====== MATERIAL FOR THE TASK ======
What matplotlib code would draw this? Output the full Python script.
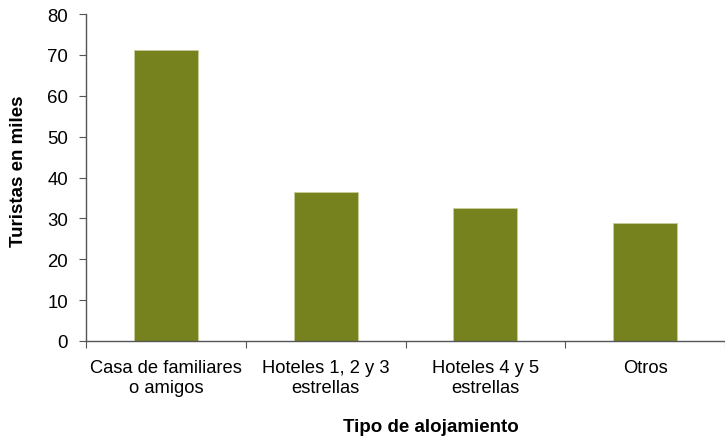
======
====== MATERIAL FOR THE TASK ======
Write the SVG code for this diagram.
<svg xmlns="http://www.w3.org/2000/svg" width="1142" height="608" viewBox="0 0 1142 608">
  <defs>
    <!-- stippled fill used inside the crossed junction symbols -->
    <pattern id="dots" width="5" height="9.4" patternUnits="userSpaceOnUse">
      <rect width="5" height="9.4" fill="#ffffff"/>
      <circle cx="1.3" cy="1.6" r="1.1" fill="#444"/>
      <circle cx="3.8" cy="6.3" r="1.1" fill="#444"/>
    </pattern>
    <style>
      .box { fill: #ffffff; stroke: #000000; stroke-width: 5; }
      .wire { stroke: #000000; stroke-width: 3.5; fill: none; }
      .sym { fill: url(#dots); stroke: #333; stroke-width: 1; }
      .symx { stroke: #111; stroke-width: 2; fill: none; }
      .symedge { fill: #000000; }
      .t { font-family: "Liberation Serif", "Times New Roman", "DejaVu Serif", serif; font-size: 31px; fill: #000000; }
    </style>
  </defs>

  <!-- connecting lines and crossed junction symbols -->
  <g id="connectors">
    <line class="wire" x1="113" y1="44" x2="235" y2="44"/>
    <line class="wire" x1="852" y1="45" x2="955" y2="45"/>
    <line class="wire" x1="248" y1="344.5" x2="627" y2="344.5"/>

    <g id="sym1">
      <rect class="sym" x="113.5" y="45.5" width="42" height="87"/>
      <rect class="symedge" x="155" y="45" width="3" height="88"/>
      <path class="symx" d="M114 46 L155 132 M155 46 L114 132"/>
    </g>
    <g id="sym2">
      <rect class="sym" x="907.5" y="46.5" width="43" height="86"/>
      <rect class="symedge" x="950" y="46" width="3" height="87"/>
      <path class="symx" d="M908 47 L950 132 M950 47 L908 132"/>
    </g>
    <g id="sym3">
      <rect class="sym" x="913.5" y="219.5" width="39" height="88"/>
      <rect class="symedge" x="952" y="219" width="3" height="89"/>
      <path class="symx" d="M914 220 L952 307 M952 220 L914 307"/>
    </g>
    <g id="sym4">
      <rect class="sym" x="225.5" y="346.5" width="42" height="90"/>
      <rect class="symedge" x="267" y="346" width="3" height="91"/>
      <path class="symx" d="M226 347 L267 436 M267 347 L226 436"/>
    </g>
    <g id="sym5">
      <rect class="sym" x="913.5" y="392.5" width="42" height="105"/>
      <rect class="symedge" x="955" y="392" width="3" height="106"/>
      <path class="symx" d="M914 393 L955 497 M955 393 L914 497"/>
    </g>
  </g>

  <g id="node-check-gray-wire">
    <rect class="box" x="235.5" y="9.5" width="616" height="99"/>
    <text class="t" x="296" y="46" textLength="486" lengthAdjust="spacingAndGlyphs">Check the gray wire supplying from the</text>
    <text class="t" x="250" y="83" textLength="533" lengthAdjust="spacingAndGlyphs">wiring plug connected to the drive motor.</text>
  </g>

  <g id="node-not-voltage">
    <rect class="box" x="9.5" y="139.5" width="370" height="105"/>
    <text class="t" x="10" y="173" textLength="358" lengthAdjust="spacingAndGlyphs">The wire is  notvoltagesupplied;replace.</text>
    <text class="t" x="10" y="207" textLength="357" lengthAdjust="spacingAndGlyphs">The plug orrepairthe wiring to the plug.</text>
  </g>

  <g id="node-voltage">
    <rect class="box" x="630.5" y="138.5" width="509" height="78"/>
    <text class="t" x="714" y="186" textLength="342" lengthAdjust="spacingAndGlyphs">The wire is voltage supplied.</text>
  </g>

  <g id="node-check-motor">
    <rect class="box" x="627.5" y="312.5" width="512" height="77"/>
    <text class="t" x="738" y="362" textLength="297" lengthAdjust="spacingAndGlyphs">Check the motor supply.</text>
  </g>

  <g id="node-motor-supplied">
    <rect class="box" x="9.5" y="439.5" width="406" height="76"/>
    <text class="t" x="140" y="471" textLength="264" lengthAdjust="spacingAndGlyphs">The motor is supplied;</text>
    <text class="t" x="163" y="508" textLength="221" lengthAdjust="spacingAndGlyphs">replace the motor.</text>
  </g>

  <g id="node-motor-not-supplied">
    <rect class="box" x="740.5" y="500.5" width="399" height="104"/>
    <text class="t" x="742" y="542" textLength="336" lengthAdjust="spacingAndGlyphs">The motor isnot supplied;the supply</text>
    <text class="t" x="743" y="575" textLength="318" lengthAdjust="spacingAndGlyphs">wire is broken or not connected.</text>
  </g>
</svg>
======
====== MATERIAL FOR THE TASK ======
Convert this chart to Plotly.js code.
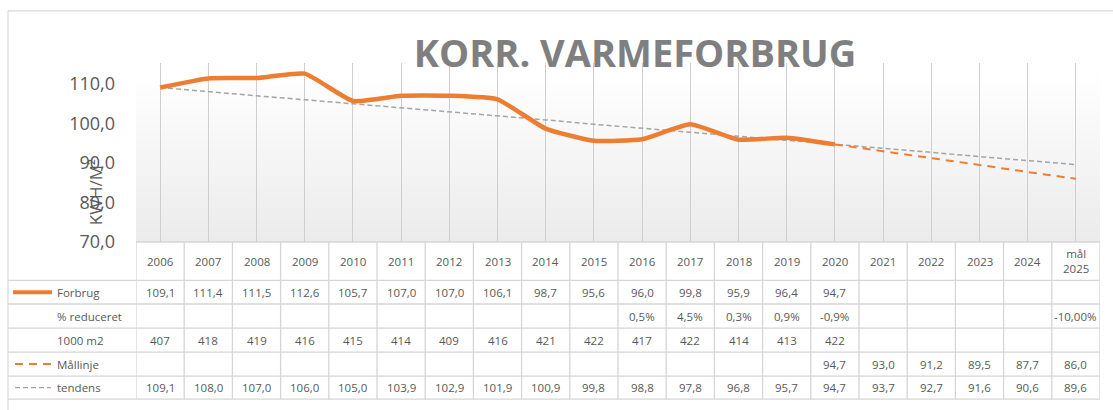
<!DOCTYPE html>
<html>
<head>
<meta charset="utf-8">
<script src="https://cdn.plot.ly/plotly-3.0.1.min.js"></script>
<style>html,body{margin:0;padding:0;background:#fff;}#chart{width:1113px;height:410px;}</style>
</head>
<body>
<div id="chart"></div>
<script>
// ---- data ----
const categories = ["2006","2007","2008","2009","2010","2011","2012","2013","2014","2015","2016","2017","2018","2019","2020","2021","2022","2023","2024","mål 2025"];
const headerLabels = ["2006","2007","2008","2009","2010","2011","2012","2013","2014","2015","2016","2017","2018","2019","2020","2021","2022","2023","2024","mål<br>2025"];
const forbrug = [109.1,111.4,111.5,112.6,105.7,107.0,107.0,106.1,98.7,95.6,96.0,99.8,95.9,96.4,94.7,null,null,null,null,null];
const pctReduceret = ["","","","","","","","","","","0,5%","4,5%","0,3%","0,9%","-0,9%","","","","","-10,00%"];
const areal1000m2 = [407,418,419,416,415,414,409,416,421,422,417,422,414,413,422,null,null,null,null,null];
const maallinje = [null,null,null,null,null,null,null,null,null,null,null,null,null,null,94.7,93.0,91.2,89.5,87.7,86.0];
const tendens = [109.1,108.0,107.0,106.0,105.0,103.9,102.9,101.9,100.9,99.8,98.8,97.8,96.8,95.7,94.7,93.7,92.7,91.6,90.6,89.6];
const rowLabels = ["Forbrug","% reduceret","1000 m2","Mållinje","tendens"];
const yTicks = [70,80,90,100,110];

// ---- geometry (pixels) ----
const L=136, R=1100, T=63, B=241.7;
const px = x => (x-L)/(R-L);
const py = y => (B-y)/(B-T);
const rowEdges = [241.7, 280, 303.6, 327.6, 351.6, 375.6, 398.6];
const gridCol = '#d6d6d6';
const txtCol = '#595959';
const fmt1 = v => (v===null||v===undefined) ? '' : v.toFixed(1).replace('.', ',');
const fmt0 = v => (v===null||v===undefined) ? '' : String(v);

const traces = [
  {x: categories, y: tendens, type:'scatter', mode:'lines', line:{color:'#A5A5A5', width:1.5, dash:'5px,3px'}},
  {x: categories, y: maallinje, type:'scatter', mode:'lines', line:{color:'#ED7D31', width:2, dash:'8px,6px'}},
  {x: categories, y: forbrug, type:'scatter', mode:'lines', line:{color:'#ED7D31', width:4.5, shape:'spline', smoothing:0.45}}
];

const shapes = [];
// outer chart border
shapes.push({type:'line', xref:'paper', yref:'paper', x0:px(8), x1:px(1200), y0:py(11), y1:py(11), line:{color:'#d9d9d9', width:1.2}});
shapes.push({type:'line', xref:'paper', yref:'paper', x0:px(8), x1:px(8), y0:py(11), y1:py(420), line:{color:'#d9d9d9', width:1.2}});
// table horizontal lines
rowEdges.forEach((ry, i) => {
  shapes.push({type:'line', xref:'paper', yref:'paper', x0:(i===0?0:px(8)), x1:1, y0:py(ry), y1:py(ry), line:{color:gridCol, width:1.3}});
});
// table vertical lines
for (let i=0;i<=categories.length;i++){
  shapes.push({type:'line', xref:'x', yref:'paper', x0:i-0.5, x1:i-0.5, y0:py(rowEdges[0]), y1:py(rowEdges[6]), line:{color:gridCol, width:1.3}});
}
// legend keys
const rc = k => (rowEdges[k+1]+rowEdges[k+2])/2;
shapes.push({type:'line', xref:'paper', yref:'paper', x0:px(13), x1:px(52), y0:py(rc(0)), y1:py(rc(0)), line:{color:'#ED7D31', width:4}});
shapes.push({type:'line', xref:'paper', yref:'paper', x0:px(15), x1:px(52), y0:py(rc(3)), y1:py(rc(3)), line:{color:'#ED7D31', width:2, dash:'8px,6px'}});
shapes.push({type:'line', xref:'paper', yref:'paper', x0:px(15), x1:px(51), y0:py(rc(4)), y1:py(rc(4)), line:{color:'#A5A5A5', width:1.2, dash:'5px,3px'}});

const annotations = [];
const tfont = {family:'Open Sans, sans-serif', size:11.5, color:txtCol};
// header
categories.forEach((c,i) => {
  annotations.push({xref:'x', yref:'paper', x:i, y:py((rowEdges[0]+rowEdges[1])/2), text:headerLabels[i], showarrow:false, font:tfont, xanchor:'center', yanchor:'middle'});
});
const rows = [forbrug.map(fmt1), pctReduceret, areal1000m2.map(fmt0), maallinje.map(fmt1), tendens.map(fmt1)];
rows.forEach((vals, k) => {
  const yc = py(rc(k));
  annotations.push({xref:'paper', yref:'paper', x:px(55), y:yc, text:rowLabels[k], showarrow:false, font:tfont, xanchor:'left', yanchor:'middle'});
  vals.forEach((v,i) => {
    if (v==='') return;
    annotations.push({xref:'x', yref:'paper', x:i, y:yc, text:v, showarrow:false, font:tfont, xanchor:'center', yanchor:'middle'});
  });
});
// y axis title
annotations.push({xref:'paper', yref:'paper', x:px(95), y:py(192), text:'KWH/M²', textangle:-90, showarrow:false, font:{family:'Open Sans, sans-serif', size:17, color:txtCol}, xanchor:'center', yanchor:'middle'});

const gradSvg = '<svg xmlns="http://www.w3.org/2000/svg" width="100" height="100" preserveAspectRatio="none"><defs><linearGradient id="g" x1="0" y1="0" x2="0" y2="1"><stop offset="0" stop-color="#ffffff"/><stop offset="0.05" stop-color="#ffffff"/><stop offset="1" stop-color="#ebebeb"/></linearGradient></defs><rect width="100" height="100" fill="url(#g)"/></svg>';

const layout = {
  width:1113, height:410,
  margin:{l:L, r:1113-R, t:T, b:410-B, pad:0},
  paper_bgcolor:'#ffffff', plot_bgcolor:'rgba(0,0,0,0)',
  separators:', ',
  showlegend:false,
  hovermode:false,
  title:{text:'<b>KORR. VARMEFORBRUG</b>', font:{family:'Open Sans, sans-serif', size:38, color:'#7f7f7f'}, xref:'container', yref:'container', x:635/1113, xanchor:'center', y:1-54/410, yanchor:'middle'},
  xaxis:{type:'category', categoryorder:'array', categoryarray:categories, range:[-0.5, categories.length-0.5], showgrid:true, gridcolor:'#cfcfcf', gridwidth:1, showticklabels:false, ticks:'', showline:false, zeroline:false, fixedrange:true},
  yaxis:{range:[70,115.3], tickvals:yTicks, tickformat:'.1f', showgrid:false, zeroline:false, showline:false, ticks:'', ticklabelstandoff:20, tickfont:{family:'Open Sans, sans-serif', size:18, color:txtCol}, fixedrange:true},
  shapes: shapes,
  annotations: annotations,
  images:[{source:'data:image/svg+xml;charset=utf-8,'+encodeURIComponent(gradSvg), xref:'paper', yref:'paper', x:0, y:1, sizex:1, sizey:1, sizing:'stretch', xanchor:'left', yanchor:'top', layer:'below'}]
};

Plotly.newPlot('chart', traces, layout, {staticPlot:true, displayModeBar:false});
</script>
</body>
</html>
======
Where a line holds the string "script", copy that line.

What matplotlib code would draw this? Output the full Python script.
<script src="https://cdn.plot.ly/plotly-3.0.1.min.js"></script>
<script>
</script>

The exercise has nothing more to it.